L’avancée des mouvements féministes donne lieu à de nouvelles voies de recours pour les femmes victimes d’agressions et violences sexuelles. Les lois mutent et des initiatives de protection sont mises en place (l’ouverture d’une cellule d’écoute pour les femmes violentées pendant le confinement, par exemple), mais dans la majeure partie des cas, les femmes demeurent sous le joug du patriarcat ambiant dans leur quotidien. Selon une enquête révélée le 2 Mars 2020 et réalisée par l’association Mémoire Traumatique et Victimologie avec l’institut Ipsos, 27% des français pensent toujours que la tenue peut justifier un viol.

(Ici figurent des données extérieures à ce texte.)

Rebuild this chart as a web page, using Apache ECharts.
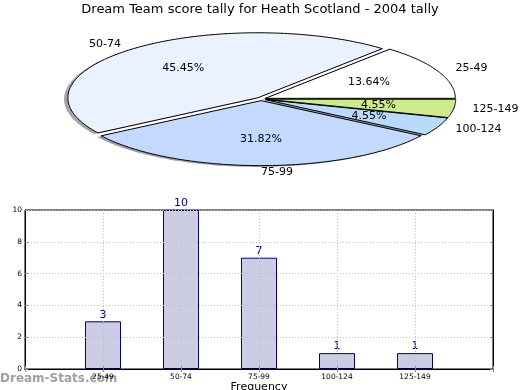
<!DOCTYPE html>
<html><head><meta charset="utf-8">
<script src="https://cdn.jsdelivr.net/npm/echarts@6/dist/echarts.min.js"></script>
<style>html,body{margin:0;padding:0;background:#fff}#c{width:520px;height:390px}</style>
</head><body><div id="c"></div>
<script>
const titleText = 'Dream Team score tally for Heath Scotland - 2004 tally';
const categories = ['25-49', '50-74', '75-99', '100-124', '125-149'];
const tallyValues = [3, 10, 7, 1, 1];
const yTicks = [0, 2, 4, 6, 8, 10];

const pieColors = ['#ffffff', '#ebf2ff', '#c3d9ff', '#b9d9ff', '#cdeb8b'];
const FONT = 'DejaVu Sans';

const total = tallyValues.reduce((a, b) => a + b, 0);
const starts = [];
let acc = 0;
tallyValues.forEach(v => { starts.push(acc); acc += v; });
const pieData = tallyValues.map((v, i) => [v, starts[i]]);

// layout
const CX = 261, CY = 99, RX = 190, RY = 65, EXPLODE = 0.025;

function hexToRgb(h) {
  const n = parseInt(h.slice(1), 16);
  return [(n >> 16) & 255, (n >> 8) & 255, n & 255];
}

function wedgePoints(v, s, dx, dy) {
  const a0 = s / total * 2 * Math.PI, a1 = (s + v) / total * 2 * Math.PI;
  const mid = (a0 + a1) / 2;
  const ox = Math.cos(mid) * EXPLODE * RX, oy = -Math.sin(mid) * EXPLODE * RY;
  const cx = CX + ox + dx, cy = CY + oy + dy;
  const pts = [[cx, cy]];
  const n = Math.max(4, Math.ceil((a1 - a0) / (Math.PI / 180)));
  for (let k = 0; k <= n; k++) {
    const a = a0 + (a1 - a0) * k / n;
    pts.push([cx + Math.cos(a) * RX, cy - Math.sin(a) * RY]);
  }
  return { pts, mid, cx, cy };
}

function renderShadow(params, api) {
  const i = params.dataIndex;
  const w = wedgePoints(api.value(0), api.value(1), -3.8, 1.3);
  const c = hexToRgb(pieColors[i]).map(x => Math.round(x * 0.3));
  return {
    type: 'polygon', shape: { points: w.pts },
    style: { fill: 'rgba(' + c.join(',') + ',0.5)', stroke: null }
  };
}

function renderWedge(params, api) {
  const i = params.dataIndex;
  const v = api.value(0);
  const w = wedgePoints(v, api.value(1), 0, 0);
  const cm = Math.cos(w.mid), sm = Math.sin(w.mid);
  const lx = w.cx + cm * 1.1 * RX, ly = w.cy - sm * 1.1 * RY;
  const px = w.cx + cm * 0.6 * RX, py = w.cy - sm * 0.6 * RY;
  return {
    type: 'group',
    children: [
      { type: 'polygon', shape: { points: w.pts },
        style: { fill: pieColors[i], stroke: '#000', lineWidth: 1, lineJoin: 'miter' } },
      { type: 'text', x: lx, y: ly, z2: 10,
        style: { text: categories[i], fill: '#000', fontSize: 11, fontFamily: FONT,
                 align: cm >= -1e-9 ? 'left' : 'right', verticalAlign: 'middle' } },
      { type: 'text', x: px, y: py, z2: 10,
        style: { text: (v / total * 100).toFixed(2) + '%', fill: '#000', fontSize: 11, fontFamily: FONT,
                 align: 'center', verticalAlign: 'middle' } }
    ]
  };
}

const xCats = [''].concat(categories, ['']);
const barData = [null].concat(tallyValues, [null]);
const GRIDCOL = '#bdbdbd', TICKCOL = '#8a8a8a';

const chart = echarts.init(document.getElementById('c'), null, { renderer: 'canvas' });
chart.setOption({
  animation: false,
  backgroundColor: '#fff',
  textStyle: { fontFamily: FONT },
  title: {
    text: titleText, left: 'center', top: 3, padding: 0,
    textStyle: { fontSize: 13, fontWeight: 'normal', color: '#000', fontFamily: FONT }
  },
  grid: { left: 25, right: 27, top: 210, bottom: 21, containLabel: false, outerBoundsMode: 'none',
          show: true, borderColor: '#000', borderWidth: 1, backgroundColor: 'transparent' },
  xAxis: [{
    type: 'category', data: xCats, boundaryGap: false, position: 'bottom', z: 5,
    name: 'Frequency', nameLocation: 'middle', nameGap: 12,
    nameTextStyle: { fontSize: 11, color: '#000', fontFamily: FONT },
    axisLine: { lineStyle: { color: '#000' } },
    axisTick: { show: true, inside: true, length: 3, interval: 0, lineStyle: { color: TICKCOL } },
    axisLabel: { interval: 0, fontSize: 7.5, color: '#000', margin: 4, fontFamily: FONT },
    splitLine: { show: true, interval: 0, lineStyle: { color: GRIDCOL, type: [1, 2] } }
  }, {
    type: 'category', data: xCats, boundaryGap: false, position: 'top', z: 5,
    axisLine: { lineStyle: { color: '#000' } },
    axisTick: { show: true, inside: true, length: 3, interval: 0, lineStyle: { color: TICKCOL } },
    axisLabel: { show: false }, splitLine: { show: false }
  }],
  yAxis: [{
    type: 'value', min: yTicks[0], max: yTicks[yTicks.length - 1], interval: 2, position: 'left', z: 5,
    name: 'Stat Intervals', nameLocation: 'middle', nameGap: 15,
    nameTextStyle: { fontSize: 11, color: '#000', fontFamily: FONT },
    axisLine: { show: true, lineStyle: { color: '#000' } },
    axisTick: { show: true, inside: true, length: 3, lineStyle: { color: TICKCOL } },
    axisLabel: { fontSize: 7.5, color: '#000', margin: 3, fontFamily: FONT },
    splitLine: { show: true, lineStyle: { color: GRIDCOL, type: [1, 2] } }
  }, {
    type: 'value', min: yTicks[0], max: yTicks[yTicks.length - 1], interval: 2, position: 'right', z: 5,
    axisLine: { show: true, lineStyle: { color: '#000' } },
    axisTick: { show: true, inside: true, length: 3, lineStyle: { color: TICKCOL } },
    axisLabel: { show: false }, splitLine: { show: false }
  }],
  graphic: [{
    type: 'text', left: 0, top: 373, z: -5,
    style: { text: 'Dream-Stats.com', fill: '#a0a0a0', fontSize: 12, fontWeight: 'bold', fontFamily: FONT }
  }],
  series: [
    { type: 'bar', data: barData, barWidth: 36, z: -1,
      itemStyle: { color: '#cccce3', borderColor: '#000080', borderWidth: 1 },
      label: { show: true, position: 'top', distance: 1, color: '#000080', fontSize: 11, fontFamily: FONT } },
    { type: 'custom', coordinateSystem: 'none', data: pieData, renderItem: renderShadow, z: 1, silent: true },
    { type: 'custom', coordinateSystem: 'none', data: pieData, renderItem: renderWedge, z: 2, silent: true }
  ]
});
</script></body></html>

Une seconde enquête réalisée par le pôle « Genre, sexualités et santé sexuelle » de l’Ifop et publiée le 22 juillet 2020, montre que 20 % des Français pensent que « des tétons apparents sous un haut devraient être considérés comme une « circonstance atténuante en cas d’agression sexuelle ».
Bien que 100% des témoignages que nous avons recueillis reconnaissent que les mentalités évoluent et que l’impact d’un viol ou d’une agression sexuelle est de plus en plus reconnu, les chiffres témoignent également d’une culture du viol fortement ancrée dans la société actuelle, qui ne semble pas être sur le déclin.